要遵循此示例,您将需要 TensorFlow 2.5 或更高版本以及 TensorFlow Addons,可以使用以下命令安装

!pip install -q tensorflow-addons

导入

from tensorflow import keras
import tensorflow_addons as tfa
import tensorflow as tf

import matplotlib.pyplot as plt
import numpy as np

import tensorflow_datasets as tfds

tfds.disable_progress_bar()

超参数和常量

AUTO = tf.data.AUTOTUNE  # Used to dynamically adjust parallelism.
BATCH_SIZE = 64

# Comes from Table 4 and "Training setup" section.
TEMPERATURE = 10  # Used to soften the logits before they go to softmax.
INIT_LR = 0.003  # Initial learning rate that will be decayed over the training period.
WEIGHT_DECAY = 0.001  # Used for regularization.
CLIP_THRESHOLD = 1.0  # Used for clipping the gradients by L2-norm.

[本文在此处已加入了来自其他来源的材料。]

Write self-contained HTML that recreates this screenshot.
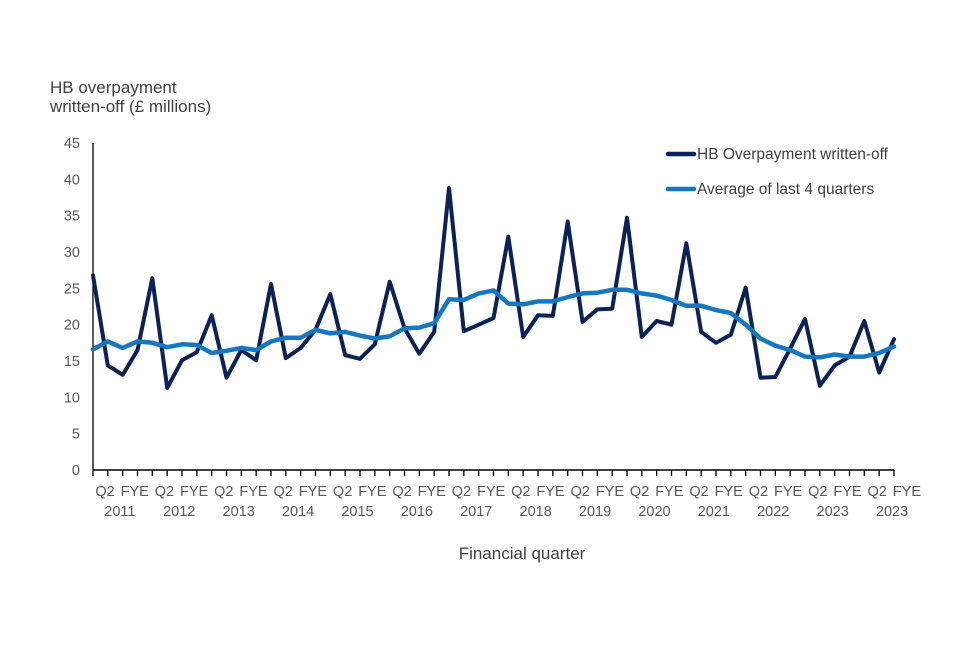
<!DOCTYPE html>
<html><head><meta charset="utf-8"><style>
body{margin:0;background:#fff;}
svg{font-family:"Liberation Sans",Arial,sans-serif;}
</style></head><body>
<svg id="chart" width="960" height="640">
<text x="50" y="93" font-size="17" fill="#404040">HB overpayment</text>
<text x="50" y="112" font-size="17" fill="#404040">written-off (£ millions)</text>
<g id="yticks"></g><g id="xticks"></g><g id="series"></g>
<text x="522" y="559" font-size="17" fill="#404040" text-anchor="middle">Financial quarter</text>
<g>
<line x1="668" y1="154" x2="694" y2="154" stroke="#0b2157" stroke-width="4.5" stroke-linecap="round"/>
<text x="697" y="159" font-size="15.5" fill="#404040">HB Overpayment written-off</text>
<line x1="668" y1="189" x2="694" y2="189" stroke="#1477bf" stroke-width="4.5" stroke-linecap="round"/>
<text x="697" y="194" font-size="15.5" fill="#404040">Average of last 4 quarters</text>
</g>
</svg>
<script>
const yTicks=[0,5,10,15,20,25,30,35,40,45];
const periodLabels=["Q2","FYE"];
const yearLabels=["2011","2012","2013","2014","2015","2016","2017","2018","2019","2020","2021","2022","2023","2023"];
const writtenOff=[26.8,14.4,13.1,16.5,26.4,11.3,15.1,16.2,21.3,12.7,16.5,15.1,25.6,15.4,16.8,19.3,24.2,15.8,15.3,17.3,25.9,19.5,16.0,19.0,38.8,19.1,20.0,20.9,32.1,18.3,21.3,21.2,34.2,20.4,22.1,22.2,34.7,18.3,20.5,20.0,31.2,19.0,17.5,18.6,25.1,12.7,12.8,16.7,20.8,11.6,14.4,15.6,20.5,13.4,18.0];
const average4q=[16.6,17.7,16.8,17.7,17.5,16.9,17.3,17.2,16.1,16.4,16.8,16.5,17.7,18.2,18.2,19.3,18.8,19.0,18.5,18.1,18.4,19.5,19.6,20.2,23.5,23.4,24.3,24.7,22.9,22.8,23.2,23.2,23.8,24.3,24.4,24.8,24.8,24.3,24.0,23.4,22.6,22.6,22.0,21.6,20.0,18.1,17.1,16.5,15.6,15.5,15.9,15.6,15.6,16.1,17.0];
const NS="http://www.w3.org/2000/svg";
const x0=93,x1=894,y0=470,y1=143,yMax=45;
const n=writtenOff.length;
const xPos=i=>x0+i*(x1-x0)/(n-1);
const yPos=v=>y0-v*(y0-y1)/yMax;
function mk(t,a,p){const e=document.createElementNS(NS,t);for(const k in a)e.setAttribute(k,a[k]);p.appendChild(e);return e;}
const yg=document.getElementById('yticks');
yTicks.forEach(v=>{const t=mk('text',{x:80,y:yPos(v)+5,'font-size':14.5,fill:'#595959','text-anchor':'end'},yg);t.textContent=v;

});
const ax=mk('line',{x1:x0,y1:y1,x2:x0,y2:y0,stroke:'#000','stroke-width':1.3},yg);


const xg=document.getElementById('xticks');
const xa=mk('line',{x1:x0,y1:y0,x2:x1,y2:y0,stroke:'#000','stroke-width':1.5},xg);


for(let i=0;i<n;i++){const tk=mk('line',{x1:xPos(i),y1:y0,x2:xPos(i),y2:y0+6,stroke:'#000','stroke-width':1.3},xg);

}
const lblStep=29.7;
yearLabels.forEach((yr,g)=>{periodLabels.forEach((p,j)=>{const k=g*2+j;const t=mk('text',{x:105+k*lblStep,y:496,'font-size':14.5,fill:'#595959','text-anchor':'middle'},xg);t.textContent=p;

});
const t=mk('text',{x:105+(g*2+0.5)*lblStep,y:516,'font-size':14.5,fill:'#595959','text-anchor':'middle'},xg);t.textContent=yr;

});
const sg=document.getElementById('series');
function line(data,color,w,name){const d=data.map((v,i)=>(i?'L':'M')+xPos(i).toFixed(1)+' '+yPos(v).toFixed(1)).join(' ');
const p=mk('path',{d:d,fill:'none',stroke:color,'stroke-width':w,'stroke-linejoin':'round','stroke-linecap':'round'},sg);

}
line(writtenOff,'#0b2157',4,'written-off-line');
line(average4q,'#1477bf',4.5,'average-4q-line');
</script>
</body></html>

# We will first resize the training images to a bigger size and then we will take
# random crops of a lower size.
BIGGER = 160
RESIZE = 128

加载 Flowers102 数据集

train_ds, validation_ds, test_ds = tfds.load(
    "oxford_flowers102", split=["train", "validation", "test"], as_supervised=True
)
print(f"Number of training examples: {train_ds.cardinality()}.")
print(
    f"Number of validation examples: {validation_ds.cardinality()}."
)
print(f"Number of test examples: {test_ds.cardinality()}.")
Number of training examples: 1020.
Number of validation examples: 1020.
Number of test examples: 6149.

教师模型

与任何蒸馏技术一样,首先训练一个性能良好的教师模型非常重要,该模型通常比后续的学生模型更大。作者将 BiT ResNet152x2 模型(教师)蒸馏成 BiT ResNet50 模型(学生)。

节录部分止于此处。